■ TASK: Look through the entries below and extract exactly the lines from the one containing "Reproduce this diagram with TikZ." through the one containing "color=bgbot] (0,0) rectangle (863,512);", ends included.

■ RAW RECORDS:

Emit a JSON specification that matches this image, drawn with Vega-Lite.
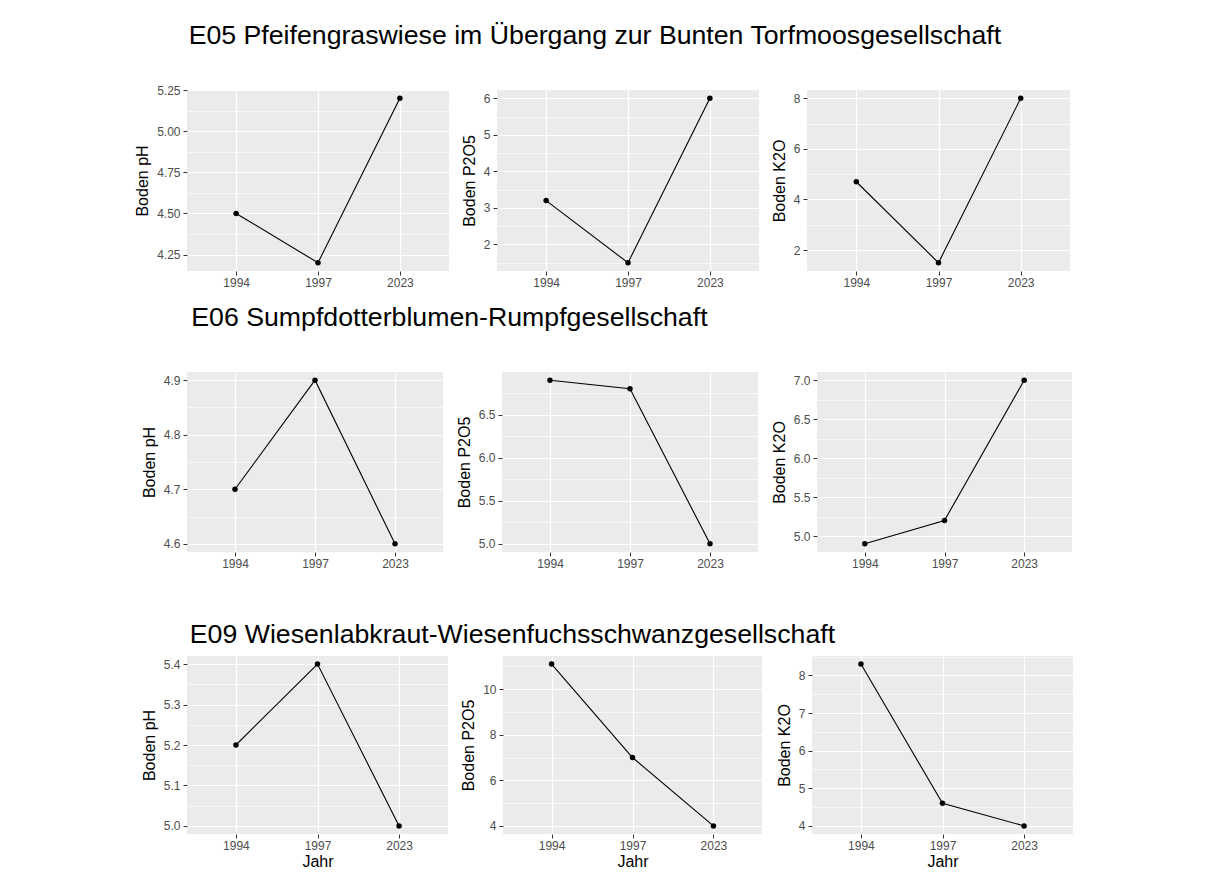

* * *

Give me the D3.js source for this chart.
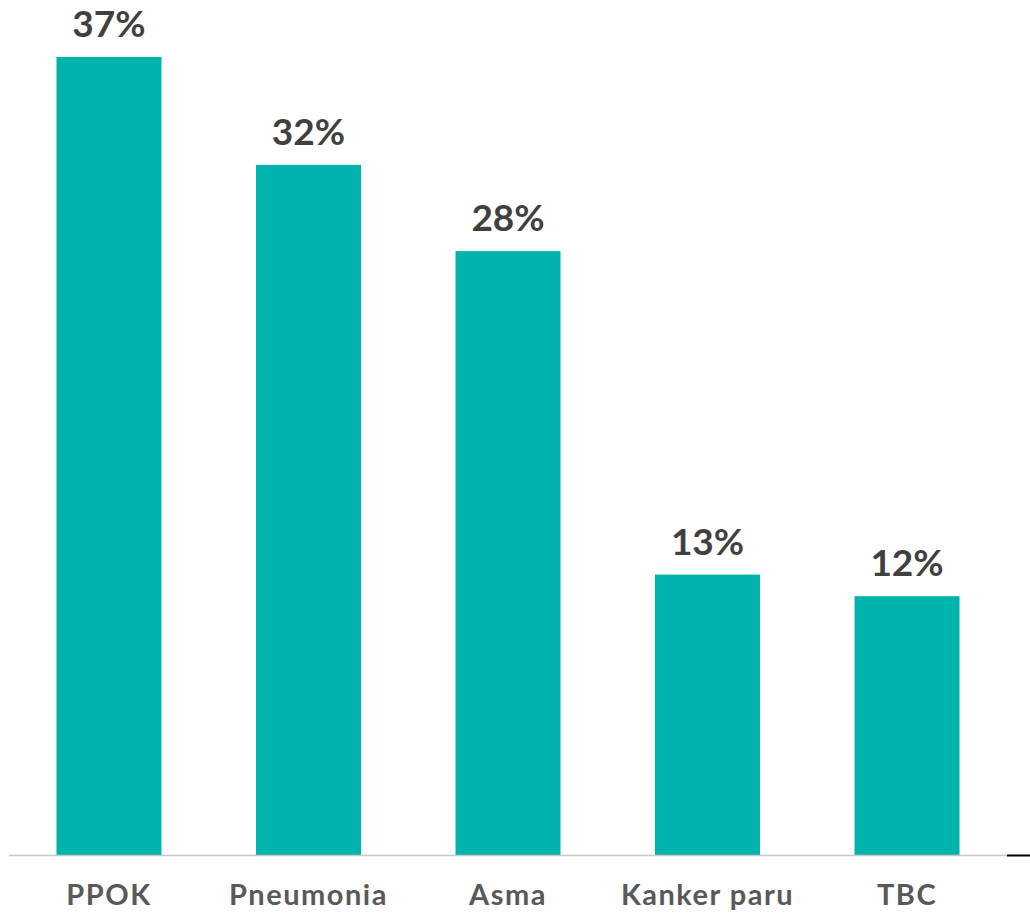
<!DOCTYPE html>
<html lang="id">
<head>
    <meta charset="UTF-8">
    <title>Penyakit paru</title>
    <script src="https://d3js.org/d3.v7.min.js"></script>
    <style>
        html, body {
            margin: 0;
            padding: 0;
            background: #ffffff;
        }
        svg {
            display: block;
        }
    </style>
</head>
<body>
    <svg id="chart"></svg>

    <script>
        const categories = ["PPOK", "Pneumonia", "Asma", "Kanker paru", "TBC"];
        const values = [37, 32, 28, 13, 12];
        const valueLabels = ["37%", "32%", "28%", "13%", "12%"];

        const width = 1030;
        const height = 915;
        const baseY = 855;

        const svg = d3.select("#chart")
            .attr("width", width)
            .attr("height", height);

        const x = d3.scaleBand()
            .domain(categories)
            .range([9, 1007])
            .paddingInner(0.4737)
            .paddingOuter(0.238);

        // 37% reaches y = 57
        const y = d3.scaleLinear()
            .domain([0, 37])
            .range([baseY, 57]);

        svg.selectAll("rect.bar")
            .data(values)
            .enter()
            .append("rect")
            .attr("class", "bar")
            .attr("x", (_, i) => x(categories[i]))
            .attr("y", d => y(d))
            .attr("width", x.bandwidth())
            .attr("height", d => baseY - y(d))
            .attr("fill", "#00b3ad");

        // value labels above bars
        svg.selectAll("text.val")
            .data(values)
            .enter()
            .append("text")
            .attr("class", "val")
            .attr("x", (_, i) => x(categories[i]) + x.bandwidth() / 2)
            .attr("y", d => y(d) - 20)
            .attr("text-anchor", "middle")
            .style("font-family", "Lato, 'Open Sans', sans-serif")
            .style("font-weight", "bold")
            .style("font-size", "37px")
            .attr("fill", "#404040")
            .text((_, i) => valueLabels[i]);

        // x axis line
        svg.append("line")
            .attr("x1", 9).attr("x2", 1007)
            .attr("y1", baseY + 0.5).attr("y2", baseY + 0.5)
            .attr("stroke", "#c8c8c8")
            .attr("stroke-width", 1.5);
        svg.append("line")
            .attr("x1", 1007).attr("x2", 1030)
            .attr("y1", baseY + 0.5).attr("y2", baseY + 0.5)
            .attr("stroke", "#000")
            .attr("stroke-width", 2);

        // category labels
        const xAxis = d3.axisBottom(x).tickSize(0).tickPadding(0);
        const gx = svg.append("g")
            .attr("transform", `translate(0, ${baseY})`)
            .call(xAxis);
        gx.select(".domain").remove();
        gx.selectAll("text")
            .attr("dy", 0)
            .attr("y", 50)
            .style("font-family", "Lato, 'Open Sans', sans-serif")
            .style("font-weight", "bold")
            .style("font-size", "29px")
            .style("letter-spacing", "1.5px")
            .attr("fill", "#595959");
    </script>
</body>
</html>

---

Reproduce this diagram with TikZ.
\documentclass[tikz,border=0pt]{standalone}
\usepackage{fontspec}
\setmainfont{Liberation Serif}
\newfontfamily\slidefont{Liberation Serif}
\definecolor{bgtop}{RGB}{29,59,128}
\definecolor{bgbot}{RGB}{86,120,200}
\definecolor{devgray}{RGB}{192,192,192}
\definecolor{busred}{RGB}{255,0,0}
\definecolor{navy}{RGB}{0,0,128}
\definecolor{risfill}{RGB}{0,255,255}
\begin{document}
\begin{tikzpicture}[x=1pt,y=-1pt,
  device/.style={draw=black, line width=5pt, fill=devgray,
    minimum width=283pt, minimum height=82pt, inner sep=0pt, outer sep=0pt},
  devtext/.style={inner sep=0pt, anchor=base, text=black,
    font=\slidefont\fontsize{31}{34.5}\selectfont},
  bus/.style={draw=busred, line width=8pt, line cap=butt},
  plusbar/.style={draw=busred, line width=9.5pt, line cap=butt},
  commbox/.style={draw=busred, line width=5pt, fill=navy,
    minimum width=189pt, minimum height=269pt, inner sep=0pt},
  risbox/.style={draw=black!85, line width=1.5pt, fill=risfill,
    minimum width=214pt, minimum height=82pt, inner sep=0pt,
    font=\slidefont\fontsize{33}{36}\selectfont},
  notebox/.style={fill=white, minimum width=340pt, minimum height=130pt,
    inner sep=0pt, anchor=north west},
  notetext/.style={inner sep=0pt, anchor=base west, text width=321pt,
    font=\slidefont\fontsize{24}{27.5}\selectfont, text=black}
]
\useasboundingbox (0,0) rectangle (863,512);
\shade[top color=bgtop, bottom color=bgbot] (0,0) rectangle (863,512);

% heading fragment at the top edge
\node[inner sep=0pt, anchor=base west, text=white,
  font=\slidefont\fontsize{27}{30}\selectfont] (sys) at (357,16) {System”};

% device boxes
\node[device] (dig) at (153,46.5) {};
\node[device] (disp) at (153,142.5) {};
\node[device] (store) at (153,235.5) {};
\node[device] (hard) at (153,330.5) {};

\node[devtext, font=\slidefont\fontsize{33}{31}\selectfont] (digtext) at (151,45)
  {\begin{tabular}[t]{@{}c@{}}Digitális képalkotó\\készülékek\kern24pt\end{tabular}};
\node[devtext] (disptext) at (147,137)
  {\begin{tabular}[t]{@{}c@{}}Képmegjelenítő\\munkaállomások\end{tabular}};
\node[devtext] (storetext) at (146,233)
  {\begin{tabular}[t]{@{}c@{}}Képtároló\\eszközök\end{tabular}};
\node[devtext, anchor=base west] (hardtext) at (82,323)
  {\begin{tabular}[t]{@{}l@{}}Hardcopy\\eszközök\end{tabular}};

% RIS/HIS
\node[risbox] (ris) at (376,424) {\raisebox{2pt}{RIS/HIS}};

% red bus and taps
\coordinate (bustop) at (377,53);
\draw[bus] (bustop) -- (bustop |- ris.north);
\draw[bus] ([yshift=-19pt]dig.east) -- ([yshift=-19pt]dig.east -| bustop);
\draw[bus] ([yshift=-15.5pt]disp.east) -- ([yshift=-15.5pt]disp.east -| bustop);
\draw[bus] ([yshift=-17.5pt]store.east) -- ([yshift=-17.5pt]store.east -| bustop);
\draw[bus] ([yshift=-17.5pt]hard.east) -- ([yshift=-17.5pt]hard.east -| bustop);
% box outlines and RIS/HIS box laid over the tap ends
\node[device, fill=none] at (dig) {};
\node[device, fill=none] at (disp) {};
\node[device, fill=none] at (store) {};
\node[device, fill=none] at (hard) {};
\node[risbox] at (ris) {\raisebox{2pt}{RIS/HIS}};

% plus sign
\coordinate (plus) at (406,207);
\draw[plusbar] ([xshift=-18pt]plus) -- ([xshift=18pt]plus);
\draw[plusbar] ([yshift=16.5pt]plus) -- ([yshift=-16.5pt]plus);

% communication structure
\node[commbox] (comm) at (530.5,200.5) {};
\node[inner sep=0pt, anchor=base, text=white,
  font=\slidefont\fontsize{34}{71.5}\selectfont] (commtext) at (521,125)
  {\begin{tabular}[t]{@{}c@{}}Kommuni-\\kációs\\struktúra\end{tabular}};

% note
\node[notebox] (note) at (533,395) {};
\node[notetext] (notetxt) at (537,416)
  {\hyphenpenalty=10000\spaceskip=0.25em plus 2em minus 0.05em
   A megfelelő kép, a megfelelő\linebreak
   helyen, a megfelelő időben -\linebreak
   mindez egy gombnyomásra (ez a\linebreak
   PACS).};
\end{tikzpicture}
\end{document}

■ TASK ANSWER:
Reproduce this diagram with TikZ.
\documentclass[tikz,border=0pt]{standalone}
\usepackage{fontspec}
\setmainfont{Liberation Serif}
\newfontfamily\slidefont{Liberation Serif}
\definecolor{bgtop}{RGB}{29,59,128}
\definecolor{bgbot}{RGB}{86,120,200}
\definecolor{devgray}{RGB}{192,192,192}
\definecolor{busred}{RGB}{255,0,0}
\definecolor{navy}{RGB}{0,0,128}
\definecolor{risfill}{RGB}{0,255,255}
\begin{document}
\begin{tikzpicture}[x=1pt,y=-1pt,
  device/.style={draw=black, line width=5pt, fill=devgray,
    minimum width=283pt, minimum height=82pt, inner sep=0pt, outer sep=0pt},
  devtext/.style={inner sep=0pt, anchor=base, text=black,
    font=\slidefont\fontsize{31}{34.5}\selectfont},
  bus/.style={draw=busred, line width=8pt, line cap=butt},
  plusbar/.style={draw=busred, line width=9.5pt, line cap=butt},
  commbox/.style={draw=busred, line width=5pt, fill=navy,
    minimum width=189pt, minimum height=269pt, inner sep=0pt},
  risbox/.style={draw=black!85, line width=1.5pt, fill=risfill,
    minimum width=214pt, minimum height=82pt, inner sep=0pt,
    font=\slidefont\fontsize{33}{36}\selectfont},
  notebox/.style={fill=white, minimum width=340pt, minimum height=130pt,
    inner sep=0pt, anchor=north west},
  notetext/.style={inner sep=0pt, anchor=base west, text width=321pt,
    font=\slidefont\fontsize{24}{27.5}\selectfont, text=black}
]
\useasboundingbox (0,0) rectangle (863,512);
\shade[top color=bgtop, bottom color=bgbot] (0,0) rectangle (863,512);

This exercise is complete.